Being a woman of an artistic and creative nature, she loved getting lost in novels both classic and contemporary, and was skilled at both painting and photography. She was a lover of animals large and small and enjoyed bird watching, whether it was with her friends or roaming the woods of her home in Hanover or just watching out of the window with binoculars in hand.

She was also a talented seamstress and her skill with needle and thread ensured that her children never wanted or expected store-bought costumes for Halloween. From Minnie Mouse and the alien E.T. to the authentic slip dress and stockings of a 1920s flapper, and many other costumes in between, there were no limits to her considerable talents.

As it happens, neither Santa nor the Christmas holiday escaped her crafty gaze, and she often spent months crocheting works of art, making ornaments, and crafting personalized Santa figures for her family--all wrought by her skilled hands and meant to be passed from one generation to the next.

Later, when she became an owner and manager of Stillmeadows Farm, she was an avid and tireless supporter of her daughters’ horse show competitions. Every weekend, she would get up before the crack of dawn to drive them (and drag certain others) to horse shows all over the state and beyond.

During her time at Stillmeadows, she was a beloved “barn mom” to many, from the children who took lessons and competed to the staff and helpers, all of whom she thought of as family. She tried the riding bit a time or two but didn’t care for it. For her it was strictly a spectator sport, although she could deftly wield a pitchfork and muck a stall or throw hay with the best of them.

After retiring from the barn, she spent time visiting with and taking pictures of her grandchildren.
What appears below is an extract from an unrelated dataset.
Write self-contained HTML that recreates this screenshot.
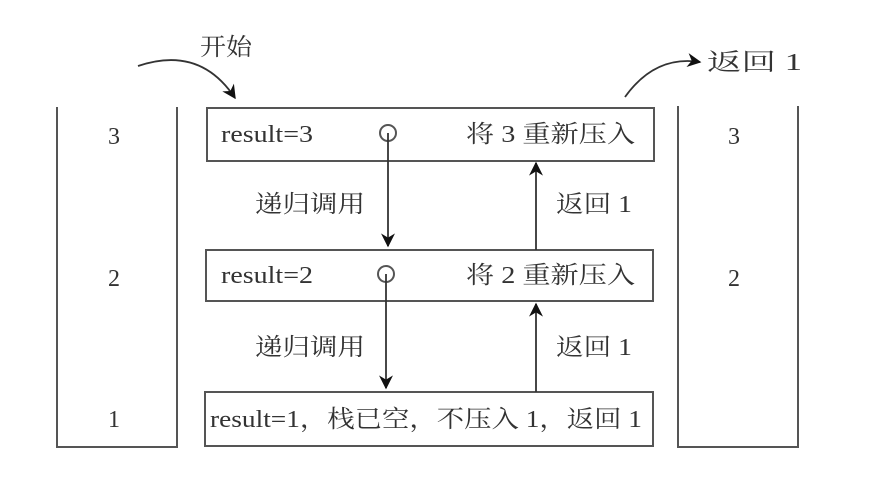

When not riding up and down the highway between Florida and northern Virginia and Richmond, she enjoyed quiet time at home gardening, cooking, and doing crossword and jigsaw puzzles that would stump a bona fide genius. And as anyone who ever had the opportunity to play Scrabble with her can attest, she was a formidable and lively opponent, never afraid to take a chance or have a laugh at her own expense during a game.

She spent the final years of her life ensconced in family, seeing friends as often as she could, and always enjoying the company of both. In her 85 years, she touched and changed and shaped too many lives to count. She will be greatly missed by many, but her memory will be forever cherished by all who knew her.


  • A celebration of life Saturday, October 12, 2019


Sybil Ellen Ward

have a memory or condolence to add?

Susan Hurley

October 11, 2019

I have very fond memories of Aunt Sybil and time spent with her. I hope that your memories will be of some comfort to all of you during this time. I plan see you at the service.


Marylou Espinosa

October 9, 2019

Dear Karen,

I’m thinking about you at this sad time. I’m praying for you to get the strength from God during this challenging time. Your mom will always be with you, looking after you from heaven.
With sympathy,

Veronica Porrata

October 9, 2019

Dear Karen,
You and your family are in our thoughts and prayers.
We want you to know you are in the hearts of those who care and love you.

With our deepest condolences,
Carlos & Veronica Porrata

Jean Woodson

October 9, 2019

David, Karen & Pam,
Your Mom was a dear friend for so many years and I will miss her. We shared so many happy times and a few sad ones too and she was always there when you needed someone to just be there. May all your wonderful memories you share help you through this difficult time and know that she was loved by so many and we are all better for having had her in our lives.
Jean Woodson

Leslie Morris

October 7, 2019

Dear Karen, Pam and David and your families,

Edie and I are just 2 of the many barn kids that will never forget your mother. She was a wonderful lady that touch so many lives. I can remember many a day sitting with her in her office and just talking about life. She even opened her home to me and I stayed in Pam's room while the apartment above the barn lounge was being built. There were a few nights of babysitting David, so I hope I helped out a bit... My cooking wasn't exactly stellar when I tried to help by cooking a meal. I always felt like part of the family. The Stillmeadows years will always be a fond memory for me and your mom was a big part of that.
I will always be grateful that I got to visit with Sybil at the 30 year barn reunion. Please know that I am thinking of you all and I hope that time and prayers will heal your hearts.